I can see a similarity in Wafa Sultan's view on Muslims and that with Maori & Polynesian in NZ. We condemned ourselves to be the unsuccessful of the society and this comes within our own mind and not from any external influences such as government social policies. We thought we're poor because we trained our subconscious thinking that we were born to be poor regardless of the educational opportunities that are available to each citizen. We thus enslave ourselves in the way we think. We need to get out of this mentality to be able to get ahead.

Peter Cresswell said...

"We thus enslave ourselves in the way we think. We need to get out of this mentality to be able to get ahead."

Bravo! That's precisely the point Malcolm X was making.

You should make a point of watching Spike Lee's film of Malcolm next time you're round here. ;^)

Anonymous said...

Bravo falafulu!
Your words are revolutionary!
They are on the fronteer between Individualist freedom/prosperity... and Collectivist hatred/deception/bondage/poverty!

There are Powertrippers in every race who think nothing of pedalling racist lies to deceive their own kin... if by these means they think they will get money and power!...and they will use Religion too if they can!
It is not the evil Pakeha in New Zealand who halts the prosperity of Maori...nor the wicked Indian who is in the way of Fijian prosperity...but the denial of self responsibility, and the prison of self- delusion that halts these peoples from getting on with life and making prosperity happen for themselves.
It is the indigenous racist politicians who pretend to care for us...who foster racial hatred amongst us for their own ends.
Look at Zimbabwe! The blacks are worse off under their ‘self rule’ …Black leader Mogabe, than when their land was called Rhodesia!
And The U.N ought to be called the Dis-U of Nations!
You are right!
We need to tell all racist liars to go to hell and take responsibility for our own futures ...and in equality...with Honesty and dignity,(respecting our fellow man regardless of race), strive for our own goals and dreams!
We must teach our children to despise Racism and political favouritism and stand on their own two feet with self esteem!
Cheers Brother!
Tim Wikiriwhi

Anonymous said...

Wasn't Malcolm X a Moslem?

Anonymous said...

Nik asked:

"Wasn't Malcolm X a Moslem?"

Yes he was. He converted to a muslim sect called the Nation of Islam - dedicated to black/white seperatism. That was part of his transformation from a petty street thug into an intelligent and passionate advocate for black civil rights and later for black self reliability and self responsibility.
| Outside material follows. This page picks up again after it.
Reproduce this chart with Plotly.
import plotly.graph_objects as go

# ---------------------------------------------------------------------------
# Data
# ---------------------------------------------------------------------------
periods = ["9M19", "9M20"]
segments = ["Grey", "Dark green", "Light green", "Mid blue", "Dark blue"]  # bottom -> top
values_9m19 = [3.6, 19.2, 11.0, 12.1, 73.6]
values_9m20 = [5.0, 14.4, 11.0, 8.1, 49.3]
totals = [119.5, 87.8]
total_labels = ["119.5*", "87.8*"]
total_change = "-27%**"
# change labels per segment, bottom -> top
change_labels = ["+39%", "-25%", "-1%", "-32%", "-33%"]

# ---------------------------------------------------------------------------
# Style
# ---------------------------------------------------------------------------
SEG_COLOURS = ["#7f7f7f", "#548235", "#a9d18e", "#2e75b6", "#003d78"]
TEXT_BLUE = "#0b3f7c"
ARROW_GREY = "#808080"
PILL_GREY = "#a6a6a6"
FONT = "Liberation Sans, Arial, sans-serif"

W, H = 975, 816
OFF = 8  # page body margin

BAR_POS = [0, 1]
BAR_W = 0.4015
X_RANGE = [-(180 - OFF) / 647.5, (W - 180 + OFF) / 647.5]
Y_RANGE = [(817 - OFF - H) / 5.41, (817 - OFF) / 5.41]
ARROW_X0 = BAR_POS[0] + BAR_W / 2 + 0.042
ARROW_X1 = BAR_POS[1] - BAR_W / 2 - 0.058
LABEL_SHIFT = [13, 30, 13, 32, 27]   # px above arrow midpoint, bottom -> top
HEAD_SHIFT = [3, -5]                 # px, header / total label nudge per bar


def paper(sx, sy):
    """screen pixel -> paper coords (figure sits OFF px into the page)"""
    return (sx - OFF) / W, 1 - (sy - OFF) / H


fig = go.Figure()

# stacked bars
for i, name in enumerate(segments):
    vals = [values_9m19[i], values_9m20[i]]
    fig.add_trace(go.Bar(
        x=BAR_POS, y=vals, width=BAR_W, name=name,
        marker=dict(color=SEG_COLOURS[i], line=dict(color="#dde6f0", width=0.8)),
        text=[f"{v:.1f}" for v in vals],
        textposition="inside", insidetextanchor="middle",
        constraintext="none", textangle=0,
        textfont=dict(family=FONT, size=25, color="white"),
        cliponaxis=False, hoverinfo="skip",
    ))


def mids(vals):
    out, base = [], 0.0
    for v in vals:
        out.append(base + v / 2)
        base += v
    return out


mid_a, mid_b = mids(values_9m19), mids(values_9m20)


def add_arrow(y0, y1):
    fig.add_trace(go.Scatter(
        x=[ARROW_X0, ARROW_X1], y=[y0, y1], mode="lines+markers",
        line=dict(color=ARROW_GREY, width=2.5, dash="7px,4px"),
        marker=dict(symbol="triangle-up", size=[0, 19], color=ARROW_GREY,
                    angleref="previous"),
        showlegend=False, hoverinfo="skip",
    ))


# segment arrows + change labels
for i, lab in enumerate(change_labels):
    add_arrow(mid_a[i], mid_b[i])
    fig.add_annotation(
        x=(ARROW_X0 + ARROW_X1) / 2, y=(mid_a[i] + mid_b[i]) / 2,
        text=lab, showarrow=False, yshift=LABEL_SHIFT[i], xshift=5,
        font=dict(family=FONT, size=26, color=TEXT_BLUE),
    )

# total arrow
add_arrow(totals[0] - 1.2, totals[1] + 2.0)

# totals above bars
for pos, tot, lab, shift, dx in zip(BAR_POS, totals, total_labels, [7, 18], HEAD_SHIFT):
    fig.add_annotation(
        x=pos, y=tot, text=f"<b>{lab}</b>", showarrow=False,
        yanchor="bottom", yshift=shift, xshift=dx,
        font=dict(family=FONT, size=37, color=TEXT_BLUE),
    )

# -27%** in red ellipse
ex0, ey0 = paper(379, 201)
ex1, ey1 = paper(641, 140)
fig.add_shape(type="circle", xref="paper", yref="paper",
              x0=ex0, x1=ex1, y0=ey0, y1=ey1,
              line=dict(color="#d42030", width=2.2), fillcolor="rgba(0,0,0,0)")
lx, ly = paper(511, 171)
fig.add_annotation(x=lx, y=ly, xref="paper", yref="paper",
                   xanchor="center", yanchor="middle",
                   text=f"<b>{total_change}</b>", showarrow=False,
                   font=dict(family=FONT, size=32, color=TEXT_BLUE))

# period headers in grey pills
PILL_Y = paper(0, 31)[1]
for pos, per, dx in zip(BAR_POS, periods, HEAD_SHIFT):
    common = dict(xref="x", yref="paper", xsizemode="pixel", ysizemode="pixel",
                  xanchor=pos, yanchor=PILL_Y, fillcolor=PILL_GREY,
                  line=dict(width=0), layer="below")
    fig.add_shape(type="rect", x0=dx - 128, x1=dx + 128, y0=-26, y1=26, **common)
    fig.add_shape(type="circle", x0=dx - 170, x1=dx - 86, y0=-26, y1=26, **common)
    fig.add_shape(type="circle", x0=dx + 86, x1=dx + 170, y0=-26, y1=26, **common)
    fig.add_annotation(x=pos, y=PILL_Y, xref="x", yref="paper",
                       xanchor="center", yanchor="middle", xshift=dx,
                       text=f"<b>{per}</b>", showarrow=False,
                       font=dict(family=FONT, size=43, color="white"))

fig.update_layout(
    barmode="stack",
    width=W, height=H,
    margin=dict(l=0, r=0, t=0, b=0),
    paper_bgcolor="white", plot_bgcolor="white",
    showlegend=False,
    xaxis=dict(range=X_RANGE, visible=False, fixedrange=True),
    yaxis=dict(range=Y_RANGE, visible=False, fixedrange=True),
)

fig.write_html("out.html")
The thing about Malcom X is that he never stopped thinking, never stopped learning. He was a smart guy. Top of his high school class. Sadly it was 1942 in America and the advice he got from his high school teacher was that his dream of becoming a lawyer was "no realistic goal for a nigger."

Malcom's entry into The Nation of Islam movement refocused his ability to read and learn and think. An ability he neglected after this encounter with his favourite high school teacher.

NOI leader Elijah Muhammad taught Malcolm that white society actively worked to keep African-Americans from empowering themselves and achieving political, economic and social success.

And that is an accurate description of America from it's foundation until the zenith of the Black Civil Right's movement under MLK et al. At that point in time, the majority of white Americans recognised their error & their injustice and began to change.

But the NOI movement drew no distinction between the individual white man who did recognise the black man as his equal and the rascist white shits who didn't. They were collectivist in their outlook. If you are white - no exceptions period.

After visiting Mecca in his middle age and meeting white muslims who treated Malcolm as an equal, Malcolm saw the foolishness in the NOI stance and resigned from the NOI. And went out on his own. Still a Muslim, but one who began to judge men by the content of their soul and not the colour of their skin.

And that is the key thing. Islam taught Malcolm to believe in himself and be proud of himself. That is a good thing. Malcolm taught himself that the rascism inherent in the Islam he had taken up was wrong.

And that is what Peter is saying. Culture is not a museum piece. To be useful it should grow with the people who live within the culture. Malcolm X is a perfect example of how to break out of that rigid prison that is Islam as practised in places like Iran, Afghanistan, Iraq, Indonesia and Gaza.

Speaking for myself, I don't give a damn whether you practice a religion or not. So long as you recognise, respect and don't interfere with my right to live and persue happiness. A dangerous number of Islamists in the places I mention above refuse to do so.

And the reason they cite is the supremacy of their faith and what it tells about what Islam about white westerners(and women, girls, Jews etc. etc. ad naseum) and what it encourages them to do to such infidels.

I understand that Malcolm got the same speal. He was smart enough to see through it. The Islam he preached after leaving the NOI began to drop the dangerous collectivist & racist, misogenous overtones. That's the difference.

Now it's been a while since I studied Malcolm X. So if I've made any errors in my summation, please feel free to correct me.

Anonymous said...

NB:

Last sentance in the sixth paragraph should read:

"If you are white, you were racist - no exceptions period."

My apologies for any confusion.

AngloAmerikan said...

Culture could be regarded as a group neurosis - a mental or psychiatric disorder characterised primarily by anxiety. We all neurotically keep to the rules and people who break those rules are in danger even when the rules are silly, even when the rules lead to poverty. It is no easy task to break out of a neurosis as the foundations are historical and so do not change. Pacific Islanders, black Americans, Maori, Englishmen etc are all deeply neurotic in their own ways. It would be interesting to study who is the most neurotic and who is the least and whether being not neurotic at all is possible or even a good thing. Perhaps people need to somehow swap one neurosis for another.